(Dataset entries)
- - - - -
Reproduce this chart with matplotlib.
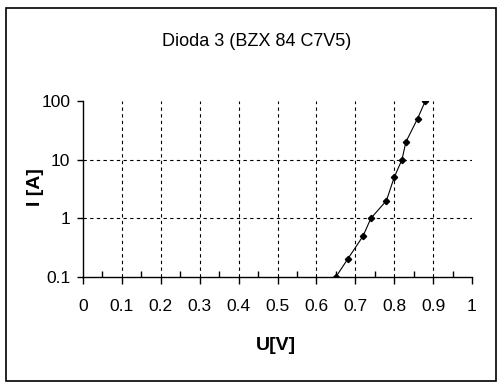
import matplotlib
matplotlib.use("Agg")
import matplotlib.pyplot as plt
from matplotlib.ticker import FixedLocator, NullFormatter, NullLocator
from matplotlib.patches import Rectangle

title = "Dioda 3 (BZX 84 C7V5)"
x_label = "U[V]"
y_label = "I [A]"
U = [0.65, 0.68, 0.72, 0.74, 0.78, 0.80, 0.82, 0.83, 0.86, 0.88]
I = [0.1, 0.2, 0.5, 1, 2, 5, 10, 20, 50, 100]
x_ticks = [0, 0.1, 0.2, 0.3, 0.4, 0.5, 0.6, 0.7, 0.8, 0.9, 1]
x_tick_labels = ["0", "0.1", "0.2", "0.3", "0.4", "0.5", "0.6", "0.7", "0.8", "0.9", "1"]
y_ticks = [0.1, 1, 10, 100]
y_tick_labels = ["0.1", "1", "10", "100"]

plt.rcParams['font.family'] = ['Liberation Sans', 'DejaVu Sans']

fig = plt.figure(figsize=(5.03, 3.88), dpi=100)
fig.patches.append(Rectangle((6/503, 1-381/388), 490/503, 373/388, transform=fig.transFigure,
                             fill=False, edgecolor='black', linewidth=1.2))
ax = fig.add_axes([83/503, 1-277/388, 389/503, 176/388])
ax.set_yscale('log')
ax.set_xlim(0, 1)
ax.set_ylim(0.1, 100)

ax.plot(U, I, color='black', linewidth=0.8, marker='D', markersize=3.2, zorder=3)

for s in ['top', 'right']:
    ax.spines[s].set_visible(False)
for s in ['left', 'bottom']:
    ax.spines[s].set_linewidth(1.0)

ax.set_xticks(x_ticks)
ax.set_xticklabels(x_tick_labels, fontsize=12.5)
ax.xaxis.set_minor_locator(FixedLocator([0.05 + 0.1*i for i in range(10)]))
ax.tick_params(axis='x', which='major', direction='out', length=5, width=1, pad=11)
ax.tick_params(axis='x', which='minor', direction='in', length=4, width=1)

ax.set_yticks(y_ticks)
ax.set_yticklabels(y_tick_labels, fontsize=12.5)
ax.yaxis.set_minor_locator(NullLocator())
ax.yaxis.set_minor_formatter(NullFormatter())
ax.tick_params(axis='y', which='major', direction='out', length=4, width=1, pad=5)

for xv in x_ticks[1:-1]:
    ax.axvline(xv, color='black', linestyle=(0, (3, 3)), linewidth=0.8, zorder=1)
for yv in y_ticks[1:-1]:
    ax.axhline(yv, color='black', linestyle=(0, (3, 3)), linewidth=0.8, zorder=1)

fig.text(257/503, 1-41/388, title, ha='center', va='center', fontsize=13)
fig.text(276/503, 1-345/388, x_label, ha='center', va='center', fontsize=14, fontweight='bold')
fig.text(35/503, 1-187/388, y_label, ha='center', va='center', fontsize=14, fontweight='bold', rotation=90)

fig.savefig("out.png", dpi=100)
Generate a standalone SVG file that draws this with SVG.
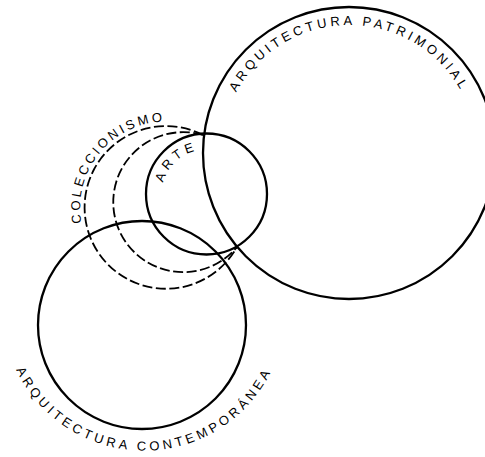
<svg xmlns="http://www.w3.org/2000/svg" width="485" height="457" viewBox="0 0 485 457">
<style>
.c{fill:none;stroke:#000;stroke-width:2.3}
.d{fill:none;stroke:#000;stroke-width:1.8;stroke-dasharray:10 3.5}
.t{font-family:"Liberation Sans",Arial,sans-serif;font-size:13px;fill:#000}
</style>
<defs>
<path id="pPat" d="M221 153 A128 128 0 0 1 477 153"/>
<path id="pCol" d="M110.88 274.14 A86.5 86.5 0 0 1 220.92 140.66"/>
<path id="pArte" d="M173.81 224.49 A44.7 44.7 0 0 1 239.19 163.51"/>
<path id="pCon" d="M2.4 309 A141.6 141.6 0 0 0 285.6 309"/>
</defs>
<rect width="485" height="457" fill="#fff"/>
<g id="patrimonial">
<circle class="c" cx="349" cy="153" r="146"/>
<text class="t" letter-spacing="3.5"><textPath href="#pPat" startOffset="50%" text-anchor="middle">ARQUITECTURA PATRIMONIAL</textPath></text>
</g>
<g id="contemporanea">
<circle class="c" cx="142" cy="325" r="104"/>
<text class="t" letter-spacing="3.6"><textPath href="#pCon" startOffset="50%" text-anchor="middle">ARQUITECTURA CONTEMPORÁNEA</textPath></text>
</g>
<g id="coleccionismo">
<path class="d" d="M203 135 A81.35 81.35 0 1 0 237 247"/>
<path class="d" d="M203 135 A70 70 0 1 0 237 247"/>
<text class="t" letter-spacing="3"><textPath href="#pCol" startOffset="50%" text-anchor="middle">COLECCIONISMO</textPath></text>
</g>
<g id="arte">
<circle class="c" cx="206.5" cy="194" r="60.5"/>
<text class="t" letter-spacing="4.1"><textPath href="#pArte" startOffset="50%" text-anchor="middle">ARTE</textPath></text>
</g>
<g id="connectors"></g>
</svg>
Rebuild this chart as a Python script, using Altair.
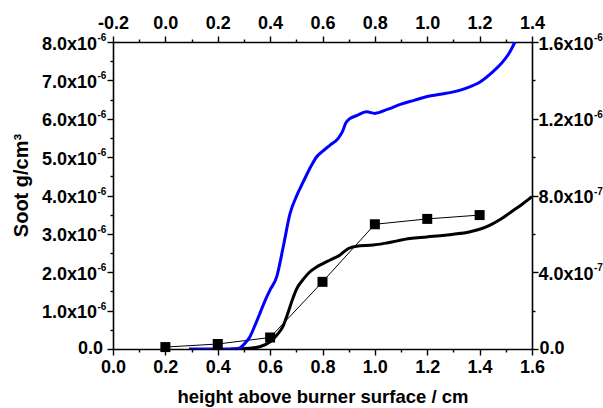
import altair as alt
import pandas as pd

# ---- data (heights in cm, soot in g/cm^3) ----
exp_x = [0.2, 0.4, 0.6, 0.8, 1.0, 1.2, 1.4]
exp_y = [0.05e-6, 0.13e-6, 0.30e-6, 1.75e-6, 3.25e-6, 3.39e-6, 3.49e-6]

black_x = [0.45, 0.48, 0.52, 0.56, 0.60, 0.625, 0.65, 0.663, 0.689, 0.70, 0.727,
           0.75, 0.778, 0.80, 0.829, 0.867, 0.899, 0.93, 0.994, 1.05, 1.134,
           1.198, 1.30, 1.36, 1.40, 1.44, 1.48, 1.52, 1.56, 1.60]
black_y = [0.0, 0.0, 0.02, 0.06, 0.19, 0.36, 0.60, 0.84, 1.36, 1.55, 1.82,
           2.00, 2.14, 2.22, 2.32, 2.45, 2.62, 2.68, 2.71, 2.77, 2.88,
           2.92, 2.99, 3.05, 3.12, 3.23, 3.38, 3.57, 3.76, 3.97]
black_y = [v * 1e-6 for v in black_y]

blue_x = [0.29, 0.35, 0.40, 0.45, 0.47, 0.485, 0.50, 0.523, 0.54, 0.561, 0.58,
          0.60, 0.625, 0.65, 0.676, 0.70, 0.714, 0.733, 0.755, 0.778, 0.80,
          0.83, 0.86, 0.875, 0.89, 0.90, 0.93, 0.969, 1.0, 1.05, 1.10, 1.15,
          1.20, 1.25, 1.30, 1.35, 1.40, 1.45, 1.48, 1.51, 1.535]
blue_y = [0.0, 0.0, 0.0, 0.0, 0.005, 0.03, 0.12, 0.32, 0.58, 0.93, 1.25,
          1.54, 1.88, 2.66, 3.53, 3.97, 4.18, 4.45, 4.75, 5.01, 5.15,
          5.32, 5.49, 5.65, 5.90, 5.98, 6.08, 6.18, 6.14, 6.25, 6.38, 6.48,
          6.58, 6.64, 6.70, 6.80, 6.95, 7.22, 7.42, 7.68, 8.0]
blue_y = [v * 1e-6 for v in blue_y]

# axis tick values and labels
bottom_major = [0.0, 0.2, 0.4, 0.6, 0.8, 1.0, 1.2, 1.4, 1.6]
bottom_minor = [0.1, 0.3, 0.5, 0.7, 0.9, 1.1, 1.3, 1.5]
top_major = [-0.2, 0.0, 0.2, 0.4, 0.6, 0.8, 1.0, 1.2, 1.4]
top_minor = [-0.1, 0.1, 0.3, 0.5, 0.7, 0.9, 1.1, 1.3]
left_major = [0.0, 1e-6, 2e-6, 3e-6, 4e-6, 5e-6, 6e-6, 7e-6, 8e-6]
left_minor = [0.5e-6, 1.5e-6, 2.5e-6, 3.5e-6, 4.5e-6, 5.5e-6, 6.5e-6, 7.5e-6]
left_base = ["1.0x10", "2.0x10", "3.0x10", "4.0x10", "5.0x10", "6.0x10", "7.0x10", "8.0x10"]
left_sup = ["-6", "-6", "-6", "-6", "-6", "-6", "-6", "-6"]
right_major = [0.0, 4e-7, 8e-7, 1.2e-6, 1.6e-6]
right_minor = [2e-7, 6e-7, 1.0e-6, 1.4e-6]
right_base = ["4.0x10", "8.0x10", "1.2x10", "1.6x10"]
right_sup = ["-7", "-7", "-6", "-6"]

FONT = "Liberation Sans"
LS = 18
SUP = 10

X_DOM = [0, 1.6]
TOP_DOM = [-0.2, 1.4]
Y_DOM = [0, 8e-6]
R_DOM = [0, 1.6e-6]

exp_df = pd.DataFrame({"h": exp_x, "soot": exp_y})
black_df = pd.DataFrame({"h": black_x, "soot": black_y})
blue_df = pd.DataFrame({"h": blue_x, "soot": blue_y})

common_axis = dict(
    labelFont=FONT, labelFontSize=LS, labelFontWeight="bold", labelColor="black",
    titleFont=FONT, titleFontWeight="bold", titleColor="black",
    domainColor="black", domainWidth=1.6, tickColor="black", tickWidth=1.4,
    grid=False, labelOverlap=False, labelFlush=False,
)

x_axis = alt.Axis(
    orient="bottom", values=bottom_major, title="height above burner surface / cm",
    format=".1f", tickSize=6, labelPadding=3, titleFontSize=18.5,
    titleX=209.5, titleY=53.5, titleBaseline="alphabetic", titleAlign="center",
    **common_axis,
)
y_axis = alt.Axis(
    orient="left", values=left_major, title="Soot g/cm³", tickSize=6, labels=False,
    titleFontSize=20,
    titleX=-85.5, titleY=143, titleBaseline="alphabetic", titleAlign="center", titleAngle=-90,
    **common_axis,
)

X = alt.X("h:Q", scale=alt.Scale(domain=X_DOM, nice=False), axis=x_axis)
Y = alt.Y("soot:Q", scale=alt.Scale(domain=Y_DOM, nice=False), axis=y_axis)

txt = dict(font=FONT, fontWeight="bold", color="black", baseline="alphabetic")

exp_line = alt.Chart(exp_df).mark_line(color="black", strokeWidth=1, clip=True).encode(x=X, y=Y)
exp_pts = alt.Chart(exp_df).mark_square(color="black", size=100, opacity=1).encode(x=X, y=Y)
black_line = alt.Chart(black_df).mark_line(color="black", strokeWidth=3, interpolate="monotone", clip=True).encode(x=X, y=Y)
blue_line = alt.Chart(blue_df).mark_line(color="#0000FF", strokeWidth=3, interpolate="monotone", clip=True).encode(x=X, y=Y)

# left tick labels (base + superscript exponent)
left_lab_df = pd.DataFrame({"soot": left_major[1:], "base": left_base, "sup": left_sup})
left_zero_df = pd.DataFrame({"soot": [0.0], "base": ["0.0"]})
left_base_txt = alt.Chart(left_lab_df).mark_text(align="right", dy=7.5, fontSize=LS, **txt).encode(
    x=alt.value(-16), y=Y, text="base:N")
left_sup_txt = alt.Chart(left_lab_df).mark_text(align="left", dy=-1, fontSize=SUP, **txt).encode(
    x=alt.value(-15.5), y=Y, text="sup:N")
left_zero_txt = alt.Chart(left_zero_df).mark_text(align="right", dy=4.5, fontSize=LS, **txt).encode(
    x=alt.value(-10), y=Y, text="base:N")

data_layer = alt.layer(exp_line, black_line, blue_line, exp_pts,
                       left_base_txt, left_sup_txt, left_zero_txt)


def axis_layer(channel, values, domain, orient, major, label_expr=None, pad=3):
    df = pd.DataFrame({"v": values})
    kw = dict(common_axis)
    kw.update(orient=orient, values=values, title=None,
              tickSize=6 if major else 3, domain=major, labels=bool(label_expr),
              labelPadding=pad)
    if label_expr:
        kw["labelExpr"] = label_expr
    ax = alt.Axis(**kw)
    scale = alt.Scale(domain=domain, nice=False)
    if channel == "x":
        enc = dict(x=alt.X("v:Q", scale=scale, axis=ax))
    else:
        enc = dict(y=alt.Y("v:Q", scale=scale, axis=ax))
    return alt.Chart(df).mark_point(opacity=0).encode(**enc), enc


top_expr = "datum.value < 0 ? '-' + format(-datum.value, '.1f') : format(datum.value, '.1f')"

right_major_layer, right_enc = axis_layer("y", right_major, R_DOM, "right", True)
RY = right_enc["y"]
right_lab_df = pd.DataFrame({"v": right_major[1:], "base": right_base, "sup": right_sup})
right_zero_df = pd.DataFrame({"v": [0.0], "base": ["0.0"]})
right_base_txt = alt.Chart(right_lab_df).mark_text(align="left", dy=7.5, fontSize=LS, **txt).encode(
    x=alt.value(425.5), y=RY, text="base:N")
right_sup_txt = alt.Chart(right_lab_df).mark_text(align="left", dy=-1, fontSize=SUP, **txt).encode(
    x=alt.value(481), y=RY, text="sup:N")
right_zero_txt = alt.Chart(right_zero_df).mark_text(align="left", dy=4.5, fontSize=LS, **txt).encode(
    x=alt.value(426.5), y=RY, text="base:N")
right_layer = alt.layer(right_major_layer, right_base_txt, right_sup_txt, right_zero_txt)

layers = [
    data_layer,
    axis_layer("x", bottom_minor, X_DOM, "bottom", False)[0],
    axis_layer("y", left_minor, Y_DOM, "left", False)[0],
    axis_layer("x", top_major, TOP_DOM, "top", True, label_expr=top_expr, pad=4)[0],
    axis_layer("x", top_minor, TOP_DOM, "top", False)[0],
    right_layer,
    axis_layer("y", right_minor, R_DOM, "right", False)[0],
]

chart = alt.layer(*layers).resolve_scale(
    x="independent", y="independent"
).properties(
    width=419, height=307,
    autosize=alt.AutoSizeParams(type="none"),
    padding={"left": 113, "top": 42, "right": 71, "bottom": 59},
    background="white",
).configure_view(stroke=None)

chart.save("out.html", embed_options={"renderer": "svg", "actions": False})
- - - - -
Your instructions -> Leave the pictures out and please restate exactly the lines running from the start of the material through the one with "from matplotlib.patches import Rectangle".

The response ->
Reproduce this chart with matplotlib.
import matplotlib
matplotlib.use("Agg")
import matplotlib.pyplot as plt
from matplotlib.ticker import FixedLocator, NullFormatter, NullLocator
from matplotlib.patches import Rectangle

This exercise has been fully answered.